PROBLEM REQUIREMENTS> Every line below that contains "chart" is to be copied.

DATA LINES>
* BEGIN *
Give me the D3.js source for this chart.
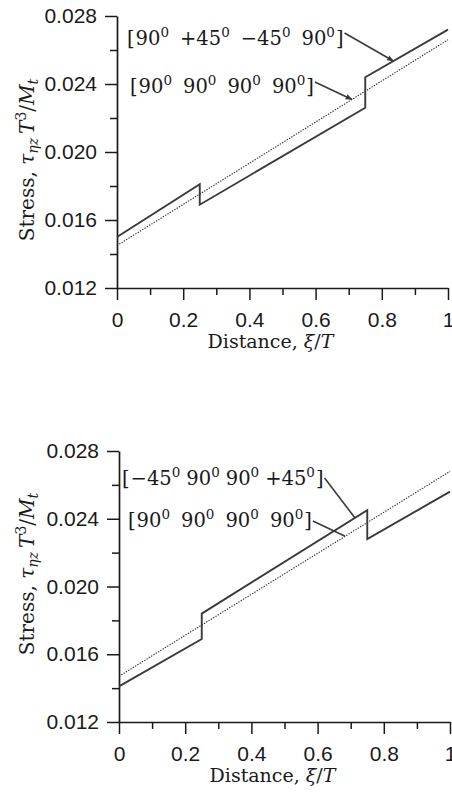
<!DOCTYPE html>
<html>
<head>
<meta charset="utf-8">
<script src="https://cdn.jsdelivr.net/npm/d3@7"></script>
<style>
  html, body { margin: 0; padding: 0; background: #fff; }
  svg { display: block; }
</style>
</head>
<body>
<svg id="chart" width="452" height="794"></svg>
<script>
// Positions across the section, ξ/T (a repeated value marks a ply interface jump)
const distance = [0, 0.25, 0.25, 0.75, 0.75, 1];
const distanceIso = [0, 1];

// Upper panel: [90 +45 −45 90] laminate and the all-90 reference
const stressUpperLaminate = [0.0150, 0.0181, 0.0169, 0.0226, 0.0244, 0.0272];
const stressUpperIso = [0.0145, 0.0266];

// Lower panel: [−45 90 90 +45] laminate and the all-90 reference
const stressLowerLaminate = [0.0141, 0.0169, 0.0184, 0.0245, 0.0228, 0.0256];
const stressLowerIso = [0.0147, 0.0268];

// Ply stacking sequences (each angle written with a superscript 0)
const stackUpper = ["90", "+45", "\u221245", "90"];
const stackLower = ["\u221245", "90", "90", "+45"];
const stackIso = ["90", "90", "90", "90"];

// Where each leader line meets its curve (ξ/T)
const leaderUpper = { laminate: 0.835, iso: 0.71 };
const leaderLower = { laminate: 0.713, iso: 0.683 };

const xTicks = [0, 0.2, 0.4, 0.6, 0.8, 1];
const xTickLabels = ["0", "0.2", "0.4", "0.6", "0.8", "1"];
const xMinorTicks = [0.1, 0.3, 0.5, 0.7, 0.9];
const yTicks = [0.012, 0.016, 0.020, 0.024, 0.028];
const yTickLabels = ["0.012", "0.016", "0.020", "0.024", "0.028"];
const yMinorTicks = [0.014, 0.018, 0.022, 0.026];

const SANS = "'Liberation Sans', Arial, Helvetica, sans-serif";
const SERIF = "'DejaVu Serif', 'Liberation Serif', serif";
const INK = "#1a1a1a";
const LINE = "#3a3a3a";

const svg = d3.select("#chart");

svg.append("defs").append("marker")
  .attr("id", "arrow")
  .attr("viewBox", "0 0 10 10")
  .attr("refX", 9).attr("refY", 5)
  .attr("markerWidth", 7).attr("markerHeight", 7)
  .attr("markerUnits", "userSpaceOnUse")
  .attr("orient", "auto")
  .append("path")
  .attr("d", "M0,1 L10,5 L0,9 Z")
  .attr("fill", LINE);

const panels = [
  {
    box: { left: 117, right: 448, top: 16, bottom: 288 },
    laminate: stressUpperLaminate, iso: stressUpperIso,
    leaders: leaderUpper,
    notes: [
      { stack: stackUpper, x: 127, y: 45, gap: 11, curve: "laminate", lift: 12, arrow: true },
      { stack: stackIso, x: 130, y: 93, gap: 11, curve: "iso", lift: 11, arrow: true }
    ],
    titleY: 160
  },
  {
    box: { left: 119, right: 450, top: 451, bottom: 722 },
    laminate: stressLowerLaminate, iso: stressLowerIso,
    leaders: leaderLower,
    notes: [
      { stack: stackLower, x: 122, y: 485, gap: 6, curve: "laminate", lift: 7, arrow: false },
      { stack: stackIso, x: 128, y: 527, gap: 11, curve: "iso", lift: 6, arrow: false }
    ],
    titleY: 574
  }
];

// Piecewise-linear lookup along a polyline (first matching segment)
function valueAt(xs, ys, t) {
  for (let i = 0; i < xs.length - 1; i++) {
    const a = xs[i], b = xs[i + 1];
    if (b > a && t >= a && t <= b) {
      return ys[i] + (ys[i + 1] - ys[i]) * (t - a) / (b - a);
    }
  }
  return ys[ys.length - 1];
}

panels.forEach(p => {
  const { left, right, top, bottom } = p.box;
  const x = d3.scaleLinear().domain([0, 1]).range([left, right]);
  const y = d3.scaleLinear().domain([0.012, 0.028]).range([bottom, top]);
  const g = svg.append("g");

  // Minor ticks
  g.append("g")
    .attr("transform", `translate(0,${bottom})`)
    .call(d3.axisBottom(x).tickValues(xMinorTicks).tickSize(7).tickSizeOuter(0).tickFormat(""))
    .call(s => s.select(".domain").remove());
  g.append("g")
    .attr("transform", `translate(${left},0)`)
    .call(d3.axisLeft(y).tickValues(yMinorTicks).tickSize(7).tickSizeOuter(0).tickFormat(""))
    .call(s => s.select(".domain").remove());

  // Major axes
  const xa = g.append("g")
    .attr("transform", `translate(0,${bottom})`)
    .call(d3.axisBottom(x).tickValues(xTicks).tickSize(12).tickSizeOuter(0).tickPadding(27)
      .tickFormat((d, i) => xTickLabels[i]));
  const ya = g.append("g")
    .attr("transform", `translate(${left},0)`)
    .call(d3.axisLeft(y).tickValues(yTicks).tickSize(12).tickSizeOuter(0).tickPadding(8)
      .tickFormat((d, i) => yTickLabels[i]));

  g.selectAll(".domain").attr("stroke", INK).attr("stroke-width", 1.7);
  g.selectAll(".tick line").attr("stroke", INK).attr("stroke-width", 1.5);
  [xa, ya].forEach(a => a.selectAll("text")
    .attr("font-family", SANS).attr("font-size", 21).attr("fill", INK));
  xa.selectAll("text").attr("dy", "0");

  // Reference (all 90°) distribution: fine dotted line
  const line = d3.line().x(d => x(d[0])).y(d => y(d[1]));
  g.append("path")
    .attr("d", line(distanceIso.map((d, i) => [d, p.iso[i]])))
    .attr("fill", "none").attr("stroke", "#2a2a2a")
    .attr("stroke-width", 1.15).attr("stroke-dasharray", "1.3,1.4");

  // Laminate distribution: solid line with jumps at the ply interfaces
  g.append("path")
    .attr("d", line(distance.map((d, i) => [d, p.laminate[i]])))
    .attr("fill", "none").attr("stroke", LINE)
    .attr("stroke-width", 1.9).attr("stroke-linejoin", "miter");

  // Stacking-sequence labels with leader lines
  p.notes.forEach(n => {
    const t = g.append("text")
      .attr("x", n.x).attr("y", n.y)
      .attr("font-family", SERIF).attr("font-size", 19.5).attr("fill", INK);
    t.append("tspan").text("[");
    n.stack.forEach((a, i) => {
      t.append("tspan").attr("dx", i === 0 ? 1 : n.gap).attr("dy", i === 0 ? 0 : 8).text(a);
      t.append("tspan").attr("dy", -8).attr("font-size", 13.5).text("0");
    });
    t.append("tspan").attr("dx", 1).attr("dy", 8).text("]");
    const bb = t.node().getBBox();
    const at = p.leaders[n.curve];
    const xs = n.curve === "laminate" ? distance : distanceIso;
    const ys = n.curve === "laminate" ? p.laminate : p.iso;
    const ld = g.append("line")
      .attr("x1", bb.x + bb.width + 1).attr("y1", n.y - n.lift)
      .attr("x2", x(at)).attr("y2", y(valueAt(xs, ys, at)))
      .attr("stroke", LINE).attr("stroke-width", 1.6);
    if (n.arrow) ld.attr("marker-end", "url(#arrow)");
  });

  // Axis titles
  const xt = g.append("text")
    .attr("x", (left + right) / 2 - 12).attr("y", bottom + 60)
    .attr("text-anchor", "middle")
    .attr("font-family", SERIF).attr("font-size", 19).attr("fill", INK);
  xt.append("tspan").text("Distance, ");
  xt.append("tspan").attr("font-style", "italic").text("\u03be");
  xt.append("tspan").text("/");
  xt.append("tspan").attr("font-style", "italic").text("T");

  const yt = g.append("text")
    .attr("transform", `translate(34,${p.titleY}) rotate(-90)`)
    .attr("text-anchor", "middle")
    .attr("font-family", SERIF).attr("font-size", 20).attr("fill", INK);
  yt.append("tspan").text("Stress, ");
  yt.append("tspan").attr("font-style", "italic").text("\u03c4");
  yt.append("tspan").attr("font-style", "italic").attr("font-size", 14).attr("dy", 4).text("\u03b7z");
  yt.append("tspan").attr("dy", -4).text("\u2009");
  yt.append("tspan").attr("font-style", "italic").text("T");
  yt.append("tspan").attr("font-size", 14).attr("dy", -8).text("3");
  yt.append("tspan").attr("dy", 8).text("/");
  yt.append("tspan").attr("font-style", "italic").text("M");
  yt.append("tspan").attr("font-style", "italic").attr("font-size", 14).attr("dy", 4).text("t");
});
</script>
</body>
</html>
* END *
SOLUTION BELOW>
Give me the D3.js source for this chart.
<svg id="chart" width="452" height="794"></svg>
const svg = d3.select("#chart");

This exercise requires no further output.